Looks fantastic! Love the music.

Michele said...

Dani - I'm sure yours was fabulous!

Thanks everyone!

Patti T. said...

Looks so appetizing with all the great colors. A one pot meal with so many delicious components, what more could you ask for.

Farmgirl Cyn said...

Looks and sounds delicious. And how can one go wrong with filet mignon?
I love the combination of the veggies...crusty potatoes, green beans, etc. Perfect for a winter meal, when one isn't cooking tenderloin on the grill!

Cheryl said...

Two of my favorite things together! YUM!

Stacey Snacks said...

I love chicken Giambotta as well.
This looks excellent, you can't go wrong with Lidia!
happy new year Michele!

Bridgett said...

This looks so scrumptious! I loved learning things from my grandmother but I wish she cared about eating and even cooking now. At least we have good memories, right? What a cool post.

Rosabela said...

I really enjoyed reading this post! I felt the love and respect you had (and still have) for your Nanny. :-)

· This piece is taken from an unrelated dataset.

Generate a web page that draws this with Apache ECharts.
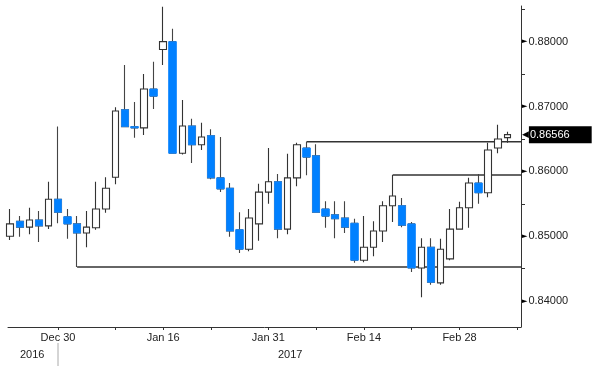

Your giambotta sounds absolutely devine!

Culinary Alchemist said...

OMG that looks good..!!!! It's 1:00am and now I am hungry... LOL

john said...

This looks so good! I am probably getting some veggies in the supermarket! I can't wait to try it!
dining room table

Joanne said...

This looks so delicious, and very hearty! Perfect for this cold, wintry time of year. Enjoyed browsing here, best wishes!

Cristie said...

What a sweet story of your grandmother! The dish looks wonderful, I will have to give this a try. Delish!

megan said...

what a wonderful story, and your meal looks delicious. i love to just cook different meats and vegetables together - it tastes different every time!

Velva said...

This looks really good. Your grandmother would be very proud of your giambotta dish.

Potluck said...

This looks soooo good. Thanks so much for sharing this with us.